# Couple from the cichlid tank



## elTwitcho (Jun 22, 2004)

Starting to get very happy with how my shots are coming out. Rearranged some decoration and added a bunch more and suddenly my Kribensis has become mr social too. I still think he's the Jeffrey Dahmer of Kribensises though, saw him kill my snail just a few minutes ago which is bizarre for a supposedly peaceful cichlid to be doing









Anyway


----------



## Joga Bonito (Oct 30, 2004)

nice pics


----------



## AKSkirmish (Jun 24, 2005)

i do got to say that you just might be the photographer that i have seen them pics are excellent man.


----------



## pamonster (Jun 26, 2003)

pics look great! I love that GT


----------



## Gordeez (Sep 21, 2003)

That Krib is AWESOME man.
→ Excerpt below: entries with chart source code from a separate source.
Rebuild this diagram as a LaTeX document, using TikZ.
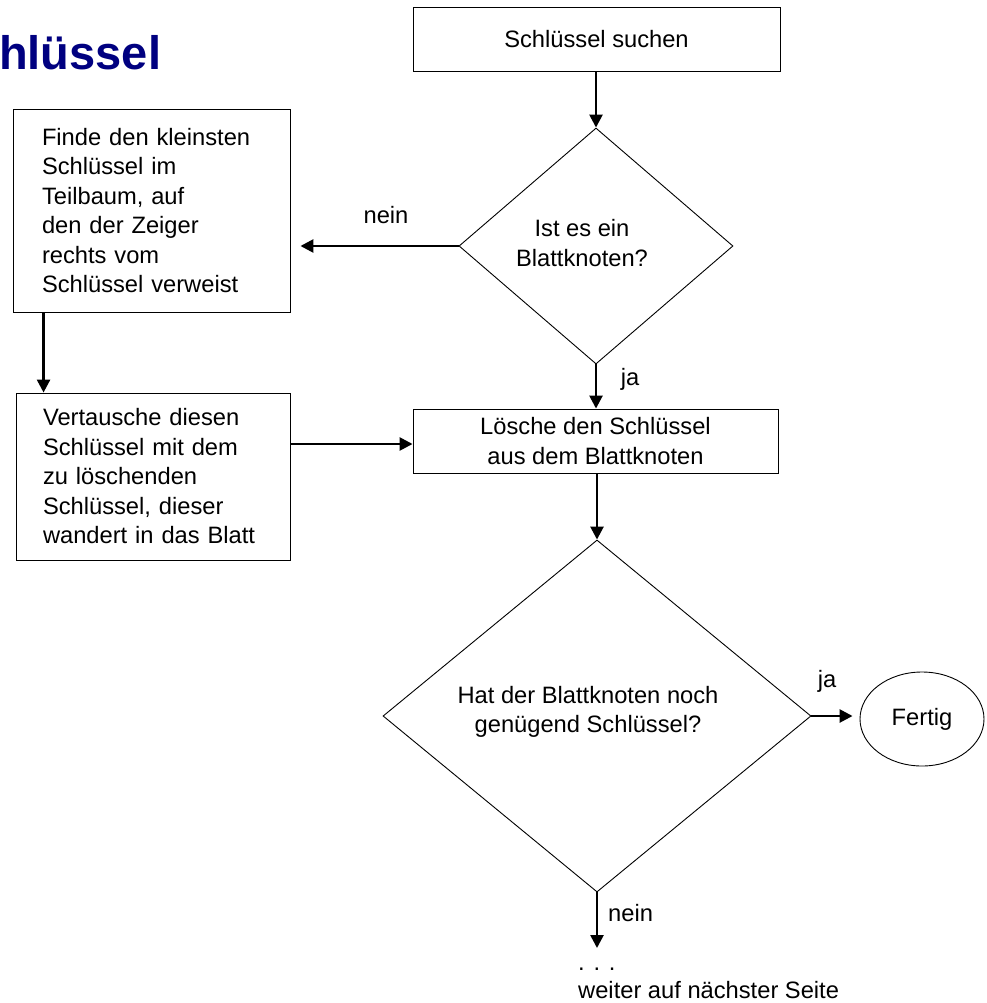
\documentclass[tikz,border=0pt]{standalone}
\usepackage{fontspec}
\setmainfont{Liberation Sans}
\usetikzlibrary{shapes.geometric,arrows.meta}
\definecolor{titleblue}{RGB}{0,0,128}
\newcommand\diagfont{\fontsize{23.7}{29.5}\selectfont}
\begin{document}
\begin{tikzpicture}[x=1pt,y=-1pt,
  box/.style={draw=black, line width=0.9pt, rectangle, inner sep=0pt, font=\diagfont},
  dia/.style={draw=black, line width=0.9pt, diamond, inner sep=0pt},
  lbl/.style={inner sep=0pt, font=\diagfont},
  arr/.style={line width=2.6pt, -{Triangle[length=13pt,width=13pt]}},
  titletext/.style={inner sep=0pt, font=\fontsize{47}{56}\selectfont\bfseries, text=titleblue}]
\path[use as bounding box] (0,0) rectangle (986,1003);
\clip (0,0) rectangle (986,1003);

\node[titletext, anchor=base west] (title) at (-1,70) {hlüssel};

\node[box, minimum width=367, minimum height=64] (start) at (596.5,39) {Schlüssel suchen};
\node[dia, minimum width=274, minimum height=236] (d1) at (596,246) {};
\node[lbl, align=center] (d1t) at (582,243) {Ist es ein\\Blattknoten?};

\node[box, minimum width=277, minimum height=203, text width=219, align=left] (finde) at (151.5,210.5)
  {Finde den kleinsten\\Schlüssel im\\Teilbaum, auf\\den der Zeiger\\rechts vom\\Schlüssel verweist};
\node[box, minimum width=274, minimum height=167, text width=220, align=left] (vert) at (153,476.5)
  {Vertausche diesen\\Schlüssel mit dem\\zu löschenden\\Schlüssel, dieser\\wandert in das Blatt};
\node[box, minimum width=365, minimum height=64, align=center] (loesche) at (595.5,441)
  {Lösche den Schlüssel\\aus dem Blattknoten};

\node[dia, minimum width=428, minimum height=352] (d2) at (597,716) {};
\node[lbl, align=center] (d2t) at (588,712) {Hat der Blattknoten noch\\ genügend Schlüssel?};
\node[ellipse, draw=black, line width=0.9pt, inner sep=0pt, minimum width=124, minimum height=94, font=\diagfont] (fertig) at (922,719) {Fertig};

\coordinate (nextpage) at (597,948);
\node[lbl, anchor=base west] (dots) at (578,970) {. . .};
\node[lbl, anchor=base west] (weiter) at (578,998) {weiter auf nächster Seite};

% connectors
\draw[arr] (start.south -| d1.north) -- (d1.north);
\draw[arr, shorten >=10pt] (d1.west) -- (d1.west -| finde.east);
\node[lbl, anchor=base] (nein1) at (386,223) {nein};
\coordinate (fd) at ([xshift=31pt]finde.south west);
\draw[arr] (fd) -- (fd |- vert.north);
\coordinate (lw) at ([yshift=-3pt]loesche.west);
\draw[arr] (lw -| vert.east) -- (lw);
\draw[arr] (d1.south) -- (d1.south |- loesche.north);
\node[lbl, anchor=base] (ja1) at (630,385) {ja};
\draw[arr] (loesche.south -| d2.north) -- (d2.north);
\draw[arr, shorten >=7pt] (d2.east) -- (d2.east -| fertig.west);
\node[lbl, anchor=base] (ja2) at (827,687) {ja};
\draw[arr] (d2.south) -- (nextpage);
\node[lbl, anchor=base west] (nein2) at (608,921) {nein};
\end{tikzpicture}
\end{document}
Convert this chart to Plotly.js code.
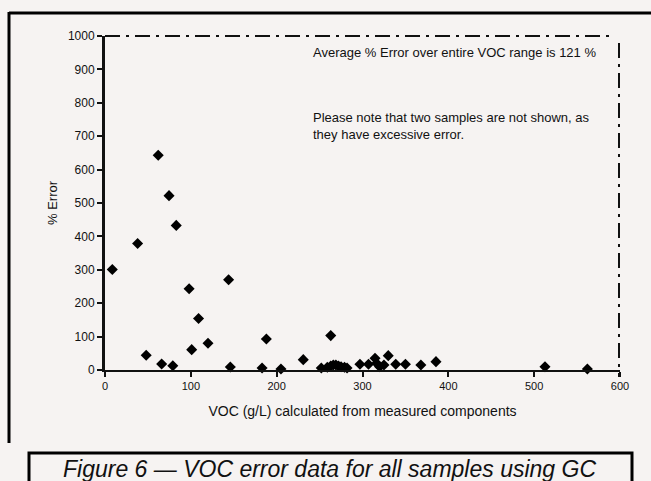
<!DOCTYPE html>
<html>
<head>
<meta charset="utf-8">
<script src="https://cdn.plot.ly/plotly-3.0.1.min.js"></script>
<style>
html,body{margin:0;padding:0;background:#f6f3f2;}
#chart{width:651px;height:481px;}
</style>
</head>
<body>
<div id="chart"></div>
<script>
// VOC (g/L) calculated from measured components
var vocValues = [8.5, 38, 48, 62, 66, 74.6, 79, 83, 98, 101, 109, 120, 144, 146,
  183, 188, 202, 205, 231, 252, 263,
  259, 263, 266, 269, 272, 275, 279, 282,
  297, 307, 314.6, 316.5, 320, 325, 330, 338.7, 350, 368, 385.6, 512.6, 562];
// % Error
var errorValues = [301, 379, 44, 643, 18, 522, 13, 433, 243, 61, 154, 80, 270, 9,
  6, 93, -2, 3, 31, 6, 103,
  8, 12, 15, 15, 12, 10, 8, 6,
  17, 17, 35, 20, 10, 15, 43, 17, 17, 15, 25, 10, 3];

var xTicks = [0, 100, 200, 300, 400, 500, 600];
var yTicks = [0, 100, 200, 300, 400, 500, 600, 700, 800, 900, 1000];

var noteAverage = "Average % Error over entire VOC range is 121 %";
var noteMissing = "Please note that two samples are not shown, as<br>they have excessive error.";
var captionText = "Figure 6 \u2014 VOC error data for all samples using GC";

var trace = {
  x: vocValues,
  y: errorValues,
  type: 'scatter',
  mode: 'markers',
  cliponaxis: false,
  marker: {symbol: 'diamond', size: 8.5, color: '#000000'},
  hoverinfo: 'x+y'
};

var px = function(v){ return (v - 105) / 515; };
var py = function(v){ return (370 - v) / 334; };

var layout = {
  width: 651, height: 481,
  margin: {l: 105, r: 31, t: 36, b: 111},
  paper_bgcolor: '#f6f3f2',
  plot_bgcolor: '#f6f3f2',
  showlegend: false,
  font: {family: 'Liberation Sans, Arial, sans-serif', size: 12, color: '#111111'},
  xaxis: {
    range: [0, 600],
    tickvals: xTicks,
    ticktext: xTicks.map(String),
    showgrid: false, zeroline: false,
    showline: true, linecolor: '#111111', linewidth: 2,
    ticks: 'outside', ticklen: 5, tickwidth: 2, tickcolor: '#111111',
    tickfont: {size: 11},
    title: {text: 'VOC (g/L) calculated from measured components', font: {size: 14}, standoff: 15}
  },
  yaxis: {
    range: [0, 1000],
    tickvals: yTicks,
    ticktext: yTicks.map(String),
    showgrid: false, zeroline: false,
    showline: true, linecolor: '#111111', linewidth: 3,
    ticks: 'outside', ticklen: 5, tickwidth: 2, tickcolor: '#111111',
    tickfont: {size: 12},
    title: {text: '% Error', font: {size: 13}, standoff: 8}
  },
  shapes: [
    // top dashed border of plot
    {type: 'line', xref: 'paper', yref: 'paper', x0: 0, x1: px(615), y0: 1, y1: 1,
     line: {color: '#111111', width: 2, dash: 'longdashdot'}},
    // right dashed border of plot
    {type: 'line', xref: 'paper', yref: 'paper', x0: px(619), x1: px(619), y0: py(43), y1: py(377),
     line: {color: '#111111', width: 2, dash: 'longdashdot'}},
    // outer frame: top and left
    {type: 'line', xref: 'paper', yref: 'paper', x0: px(9), x1: px(660), y0: py(13), y1: py(13),
     line: {color: '#000000', width: 3}},
    {type: 'line', xref: 'paper', yref: 'paper', x0: px(9), x1: px(9), y0: py(12), y1: py(443),
     line: {color: '#000000', width: 3}},
    // caption box
    {type: 'rect', xref: 'paper', yref: 'paper', x0: px(29), x1: px(632), y0: py(453), y1: py(495),
     line: {color: '#000000', width: 3}, fillcolor: '#f6f3f2'}
  ],
  annotations: [
    {xref: 'paper', yref: 'paper', x: px(311), y: py(52), xanchor: 'left', yanchor: 'middle',
     text: noteAverage, showarrow: false, font: {size: 13}, align: 'left'},
    {xref: 'paper', yref: 'paper', x: px(311), y: py(126), xanchor: 'left', yanchor: 'middle',
     text: noteMissing, showarrow: false, font: {size: 13}, align: 'left'},
    {xref: 'paper', yref: 'paper', x: px(329), y: py(469), xanchor: 'center', yanchor: 'middle',
     text: '<i>' + captionText + '</i>', showarrow: false,
     font: {size: 23, family: 'Liberation Sans, Arial, sans-serif', color: '#111111'}}
  ]
};

Plotly.newPlot('chart', [trace], layout, {displayModeBar: false, staticPlot: true});
</script>
</body>
</html>
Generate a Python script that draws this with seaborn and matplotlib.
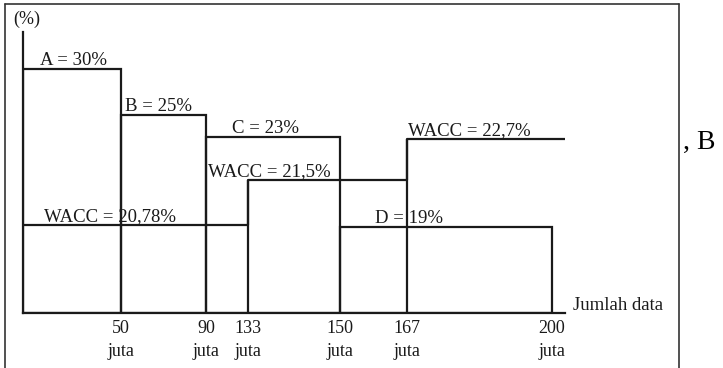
import numpy as np
import matplotlib
matplotlib.use("Agg")
import matplotlib.pyplot as plt
import seaborn as sns
from matplotlib.lines import Line2D

# ---------------- data ----------------
# cost segments (marginal cost of capital)
seg_names = ["A", "B", "C", "D"]
seg_start = [0, 50, 90, 150]          # juta
seg_end = [50, 90, 150, 200]          # juta
seg_cost = [30, 25, 23, 19]           # %

# WACC steps
wacc_start = [0, 133, 167]
wacc_end = [133, 167, 205]
wacc_value = [20.78, 21.5, 22.7]
wacc_text = ["20,78", "21,5", "22,7"]

tick_values = [50, 90, 133, 150, 167, 200]
tick_unit = "juta"

# ---------------- layout (schematic, non-linear axes) ----------------
X_BREAK = [0, 50, 90, 133, 150, 167, 200, 205]
X_PIX = [23, 121, 206, 248, 340, 407, 552, 565]
Y_LEVEL = [0, 19, 20.78, 21.5, 22.7, 23, 25, 30, 33]
Y_PIX = [313, 227, 225, 180, 139, 137, 115, 69, 32]

seg_label_x = [8.7, 51.9, 116.6, 158.9]
wacc_label_x = [10.7, 92.0, 167.3]

W, H = 723, 368
sns.set_theme(style="white")
plt.rcParams["font.family"] = ["Liberation Serif", "DejaVu Serif"]

fig = plt.figure(figsize=(W / 100, H / 100), dpi=100)
ax = fig.add_axes([23 / W, 1 - 313 / H, (565 - 23) / W, (313 - 32) / H])

xb = np.array(X_BREAK, float); xp = np.array(X_PIX, float)
yl = np.array(Y_LEVEL, float); yp = np.array(Y_PIX, float)

ax.set_xscale("function", functions=(lambda x: np.interp(x, xb, xp),
                                     lambda p: np.interp(p, xp, xb)))
ax.set_yscale("function", functions=(lambda v: -np.interp(v, yl, yp),
                                     lambda t: np.interp(-np.asarray(t), yp[::-1], yl[::-1])))

LW = 1.6
INK = "#1a1a1a"

# cost rectangles
widths = [e - s for s, e in zip(seg_start, seg_end)]
ax.bar(seg_start, seg_cost, width=widths, align="edge", fill=False,
       edgecolor=INK, linewidth=LW, zorder=3)

# WACC step line
step_x = wacc_start + [wacc_end[-1]]
step_y = wacc_value + [wacc_value[-1]]
sns.lineplot(x=step_x, y=step_y, drawstyle="steps-post", color=INK,
             linewidth=LW, ax=ax, zorder=3)
ax.vlines(wacc_start[1:], 0, wacc_value[1:], color=INK, linewidth=LW, zorder=3)

ax.set_xlim(0, 205)
ax.set_ylim(0, 33)

for sp in ["top", "right"]:
    ax.spines[sp].set_visible(False)
for sp in ["left", "bottom"]:
    ax.spines[sp].set_color(INK)
    ax.spines[sp].set_linewidth(LW)

FS = 13.5
ax.set_yticks([])
ax.set_xticks(tick_values, labels=[f"{v}\n{tick_unit}" for v in tick_values])
ax.tick_params(axis="x", length=0, pad=5, labelsize=13, labelcolor=INK)
for lab in ax.get_xticklabels():
    lab.set_linespacing(1.45)

for name, x, v in zip(seg_names, seg_label_x, seg_cost):
    ax.annotate(f"{name} = {v}%", xy=(x, v), xytext=(0, 3),
                textcoords="offset points", ha="left", va="baseline",
                fontsize=FS, color=INK)
for txt, x, v in zip(wacc_text, wacc_label_x, wacc_value):
    ax.annotate(f"WACC = {txt}%", xy=(x, v), xytext=(0, 3),
                textcoords="offset points", ha="left", va="baseline",
                fontsize=FS, color=INK)

fig.text(27 / W, 1 - 19 / H, "(%)", ha="center", va="center", fontsize=13, color=INK)
fig.text(573 / W, 1 - 305 / H, "Jumlah data", ha="left", va="center", fontsize=13.5, color=INK)
fig.text(683 / W, 1 - 142 / H, ", B", ha="left", va="center", fontsize=20, color="black")

# outer frame (left, top, right)
fc = "#333333"
fig.add_artist(Line2D([5 / W, 5 / W], [0, 1 - 4 / H], transform=fig.transFigure, color=fc, lw=1.2))
fig.add_artist(Line2D([5 / W, 679 / W], [1 - 4 / H, 1 - 4 / H], transform=fig.transFigure, color=fc, lw=1.2))
fig.add_artist(Line2D([679 / W, 679 / W], [0, 1 - 4 / H], transform=fig.transFigure, color=fc, lw=1.2))

fig.savefig("out.png", dpi=100)
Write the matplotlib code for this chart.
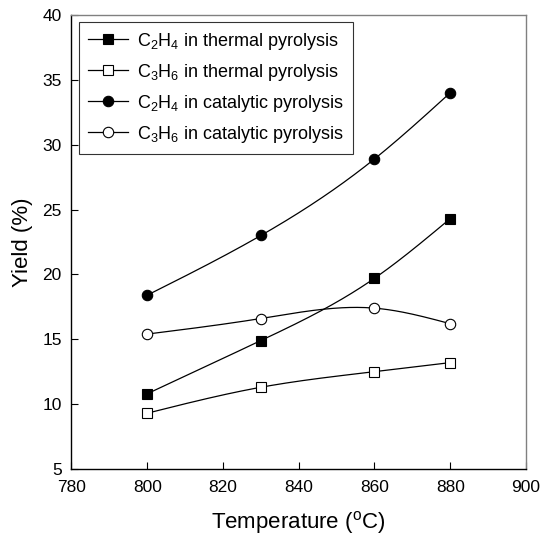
import numpy as np
import matplotlib
matplotlib.use('Agg')
import matplotlib.pyplot as plt

plt.rcParams['font.family'] = ['Liberation Sans', 'DejaVu Sans']
plt.rcParams['mathtext.fontset'] = 'custom'
plt.rcParams['mathtext.rm'] = 'Liberation Sans'
plt.rcParams['mathtext.it'] = 'Liberation Sans'

# data
temp = [800, 830, 860, 880]
c2h4_thermal = [10.8, 14.9, 19.7, 24.3]
c3h6_thermal = [9.3, 11.3, 12.5, 13.2]
c2h4_catalytic = [18.4, 23.0, 28.9, 34.0]
c3h6_catalytic = [15.4, 16.6, 17.4, 16.2]
labels = [r'C$_2$H$_4$ in thermal pyrolysis',
          r'C$_3$H$_6$ in thermal pyrolysis',
          r'C$_2$H$_4$ in catalytic pyrolysis',
          r'C$_3$H$_6$ in catalytic pyrolysis']


def spline(x, y, n=200):
    # natural cubic spline for the smooth connecting line
    x = np.asarray(x, float)
    y = np.asarray(y, float)
    k = len(x)
    h = np.diff(x)
    A = np.zeros((k, k))
    b = np.zeros(k)
    A[0, 0] = A[-1, -1] = 1
    for i in range(1, k - 1):
        A[i, i - 1] = h[i - 1]
        A[i, i] = 2 * (h[i - 1] + h[i])
        A[i, i + 1] = h[i]
        b[i] = 6 * ((y[i + 1] - y[i]) / h[i] - (y[i] - y[i - 1]) / h[i - 1])
    M = np.linalg.solve(A, b)
    xs = np.linspace(x[0], x[-1], n)
    idx = np.clip(np.searchsorted(x, xs) - 1, 0, k - 2)
    x0, x1 = x[idx], x[idx + 1]
    hh = x1 - x0
    ys = (M[idx] * (x1 - xs) ** 3 / (6 * hh) + M[idx + 1] * (xs - x0) ** 3 / (6 * hh)
          + (y[idx] / hh - M[idx] * hh / 6) * (x1 - xs)
          + (y[idx + 1] / hh - M[idx + 1] * hh / 6) * (xs - x0))
    return xs, ys


fig = plt.figure(figsize=(5.4, 5.35), dpi=100)
ax = fig.add_axes([0.1324, 0.1234, 0.8416, 0.8486])

series = [c2h4_thermal, c3h6_thermal, c2h4_catalytic, c3h6_catalytic]
markers = ['s', 's', 'o', 'o']
faces = ['black', 'white', 'black', 'white']
sizes = [6.5, 6.5, 7.5, 7.5]
for ys, m, fc, ms, lab in zip(series, markers, faces, sizes, labels):
    sx, sy = spline(temp, ys)
    ax.plot(sx, sy, color='black', lw=0.9, zorder=2)
    ax.plot(temp, ys, ls='none', marker=m, mfc=fc, mec='black', mew=0.8,
            ms=ms, zorder=3)
    ax.plot([], [], color='black', lw=0.9, marker=m, mfc=fc, mec='black',
            mew=0.8, ms=ms, label=lab)

ax.set_xlim(780, 900)
ax.set_ylim(5, 40)
ax.set_xticks(range(780, 901, 20))
ax.set_yticks(range(5, 41, 5))
ax.tick_params(direction='in', length=5, width=0.8, labelsize=12.5)
ax.tick_params(axis='x', pad=8)
ax.tick_params(axis='y', pad=7)
ax.tick_params(top=False, right=False)
for s in ['left', 'bottom']:
    ax.spines[s].set_color('black')
    ax.spines[s].set_linewidth(1.0)
for s in ['top', 'right']:
    ax.spines[s].set_color('#808080')
    ax.spines[s].set_linewidth(1.0)

ax.set_xlabel(r'Temperature ($^{\rm o}$C)', fontsize=16, labelpad=10)
ax.set_ylabel('Yield (%)', fontsize=16, labelpad=7)

leg = ax.legend(loc='upper left', bbox_to_anchor=(0.017, 0.985), fontsize=13,
                frameon=True, fancybox=False, edgecolor='black',
                handlelength=2.2, handletextpad=0.5, borderpad=0.5,
                labelspacing=0.55, borderaxespad=0)
leg.get_frame().set_linewidth(0.8)

fig.savefig('out.png', dpi=100)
Simply Awesome!


----------



## benJii (Feb 17, 2005)

yeah man i gotta say, i thought you were f*cking crazy when i first read that you were keeping a krib with your GT

IME they are VERY peaceful, my lil bro had a pair in a 20 with like some comunnity fish and they were just fine in there


----------



## NIKE (Jan 27, 2003)

wicked fish....


----------



## psychofish (Jun 5, 2004)

Gordeez said:


> That Krib is AWESOME man. Simply Awesome!
> [snapback]1154898[/snapback]​


























You also have a great looking GT


----------



## Ries (Mar 20, 2004)

i love your fish


----------